### Task brief
Transcribe the lines below verbatim, skipping the images.

### Data extract
+++
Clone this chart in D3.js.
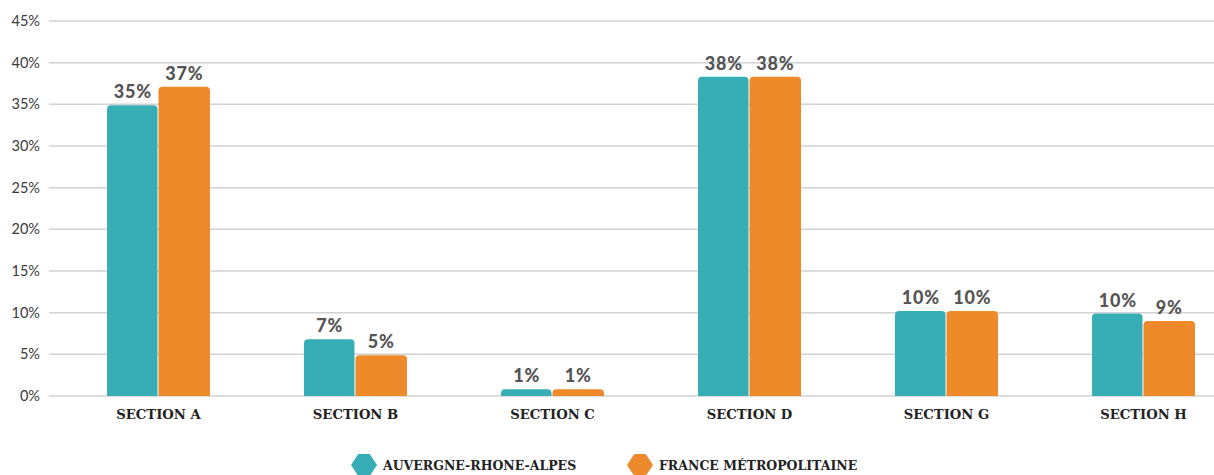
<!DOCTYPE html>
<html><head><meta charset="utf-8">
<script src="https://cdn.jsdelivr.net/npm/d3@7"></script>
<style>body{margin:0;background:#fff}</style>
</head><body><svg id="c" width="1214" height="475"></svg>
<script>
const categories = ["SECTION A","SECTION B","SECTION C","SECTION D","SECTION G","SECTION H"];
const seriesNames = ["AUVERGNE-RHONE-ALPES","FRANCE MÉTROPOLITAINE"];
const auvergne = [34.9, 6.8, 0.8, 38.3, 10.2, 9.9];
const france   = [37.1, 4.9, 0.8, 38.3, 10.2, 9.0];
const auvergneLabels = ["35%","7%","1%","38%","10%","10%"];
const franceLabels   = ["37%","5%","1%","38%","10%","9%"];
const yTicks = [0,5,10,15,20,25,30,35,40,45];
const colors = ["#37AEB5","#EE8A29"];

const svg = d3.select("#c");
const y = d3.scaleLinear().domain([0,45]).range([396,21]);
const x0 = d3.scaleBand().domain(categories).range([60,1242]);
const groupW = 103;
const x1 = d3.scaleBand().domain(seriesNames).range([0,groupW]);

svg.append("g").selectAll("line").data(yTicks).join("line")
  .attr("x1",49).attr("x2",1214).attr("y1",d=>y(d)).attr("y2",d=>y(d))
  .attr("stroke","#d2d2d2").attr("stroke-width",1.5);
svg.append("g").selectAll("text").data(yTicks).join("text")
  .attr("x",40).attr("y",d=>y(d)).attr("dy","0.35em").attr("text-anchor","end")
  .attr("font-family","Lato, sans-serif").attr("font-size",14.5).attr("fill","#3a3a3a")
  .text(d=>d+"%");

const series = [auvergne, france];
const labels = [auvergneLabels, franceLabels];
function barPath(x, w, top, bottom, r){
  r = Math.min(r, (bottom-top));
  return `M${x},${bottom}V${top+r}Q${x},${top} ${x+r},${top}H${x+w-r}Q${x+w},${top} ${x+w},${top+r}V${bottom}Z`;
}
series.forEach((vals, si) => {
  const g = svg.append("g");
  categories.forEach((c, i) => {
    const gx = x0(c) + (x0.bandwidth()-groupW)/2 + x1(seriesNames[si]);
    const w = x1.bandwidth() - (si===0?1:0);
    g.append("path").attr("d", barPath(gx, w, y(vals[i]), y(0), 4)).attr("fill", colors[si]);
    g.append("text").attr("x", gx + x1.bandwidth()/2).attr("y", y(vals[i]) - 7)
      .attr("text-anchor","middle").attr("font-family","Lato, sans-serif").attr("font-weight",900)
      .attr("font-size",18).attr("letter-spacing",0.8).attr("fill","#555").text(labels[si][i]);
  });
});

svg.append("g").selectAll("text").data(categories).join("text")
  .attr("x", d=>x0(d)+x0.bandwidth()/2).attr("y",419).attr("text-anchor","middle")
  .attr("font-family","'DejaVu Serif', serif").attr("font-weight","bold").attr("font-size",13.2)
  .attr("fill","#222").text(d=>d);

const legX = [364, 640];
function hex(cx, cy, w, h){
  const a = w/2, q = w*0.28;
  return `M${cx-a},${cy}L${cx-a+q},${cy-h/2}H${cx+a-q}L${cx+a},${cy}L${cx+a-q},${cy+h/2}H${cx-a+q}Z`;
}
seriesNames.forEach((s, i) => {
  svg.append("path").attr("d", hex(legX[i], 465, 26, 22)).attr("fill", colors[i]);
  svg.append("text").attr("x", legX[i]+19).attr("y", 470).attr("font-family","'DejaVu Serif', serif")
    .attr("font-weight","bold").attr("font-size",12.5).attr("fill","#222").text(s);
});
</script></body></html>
+++
### Reply to the exercise
Clone this chart in D3.js.
<!DOCTYPE html>
<html><head><meta charset="utf-8">
<script src="https://cdn.jsdelivr.net/npm/d3@7"></script>
<style>body{margin:0;background:#fff}</style>
</head><body><svg id="c" width="1214" height="475"></svg>
<script>
const categories = ["SECTION A","SECTION B","SECTION C","SECTION D","SECTION G","SECTION H"];
const seriesNames = ["AUVERGNE-RHONE-ALPES","FRANCE MÉTROPOLITAINE"];
const auvergne = [34.9, 6.8, 0.8, 38.3, 10.2, 9.9];
const france   = [37.1, 4.9, 0.8, 38.3, 10.2, 9.0];
const auvergneLabels = ["35%","7%","1%","38%","10%","10%"];
const franceLabels   = ["37%","5%","1%","38%","10%","9%"];
const yTicks = [0,5,10,15,20,25,30,35,40,45];
const colors = ["#37AEB5","#EE8A29"];

const svg = d3.select("#c");
const y = d3.scaleLinear().domain([0,45]).range([396,21]);
const x0 = d3.scaleBand().domain(categories).range([60,1242]);
const groupW = 103;
const x1 = d3.scaleBand().domain(seriesNames).range([0,groupW]);

svg.append("g").selectAll("line").data(yTicks).join("line")
  .attr("x1",49).attr("x2",1214).attr("y1",d=>y(d)).attr("y2",d=>y(d))
  .attr("stroke","#d2d2d2").attr("stroke-width",1.5);
svg.append("g").selectAll("text").data(yTicks).join("text")
  .attr("x",40).attr("y",d=>y(d)).attr("dy","0.35em").attr("text-anchor","end")
  .attr("font-family","Lato, sans-serif").attr("font-size",14.5).attr("fill","#3a3a3a")
  .text(d=>d+"%");

const series = [auvergne, france];
const labels = [auvergneLabels, franceLabels];
function barPath(x, w, top, bottom, r){
  r = Math.min(r, (bottom-top));
  return `M${x},${bottom}V${top+r}Q${x},${top} ${x+r},${top}H${x+w-r}Q${x+w},${top} ${x+w},${top+r}V${bottom}Z`;
}
series.forEach((vals, si) => {
  const g = svg.append("g");
  categories.forEach((c, i) => {
    const gx = x0(c) + (x0.bandwidth()-groupW)/2 + x1(seriesNames[si]);
    const w = x1.bandwidth() - (si===0?1:0);
    g.append("path").attr("d", barPath(gx, w, y(vals[i]), y(0), 4)).attr("fill", colors[si]);
    g.append("text").attr("x", gx + x1.bandwidth()/2).attr("y", y(vals[i]) - 7)
      .attr("text-anchor","middle").attr("font-family","Lato, sans-serif").attr("font-weight",900)
      .attr("font-size",18).attr("letter-spacing",0.8).attr("fill","#555").text(labels[si][i]);
  });
});

svg.append("g").selectAll("text").data(categories).join("text")
  .attr("x", d=>x0(d)+x0.bandwidth()/2).attr("y",419).attr("text-anchor","middle")
  .attr("font-family","'DejaVu Serif', serif").attr("font-weight","bold").attr("font-size",13.2)
  .attr("fill","#222").text(d=>d);

const legX = [364, 640];
function hex(cx, cy, w, h){
  const a = w/2, q = w*0.28;
  return `M${cx-a},${cy}L${cx-a+q},${cy-h/2}H${cx+a-q}L${cx+a},${cy}L${cx+a-q},${cy+h/2}H${cx-a+q}Z`;
}
seriesNames.forEach((s, i) => {
  svg.append("path").attr("d", hex(legX[i], 465, 26, 22)).attr("fill", colors[i]);
  svg.append("text").attr("x", legX[i]+19).attr("y", 470).attr("font-family","'DejaVu Serif', serif")
    .attr("font-weight","bold").attr("font-size",12.5).attr("fill","#222").text(s);
});
</script></body></html>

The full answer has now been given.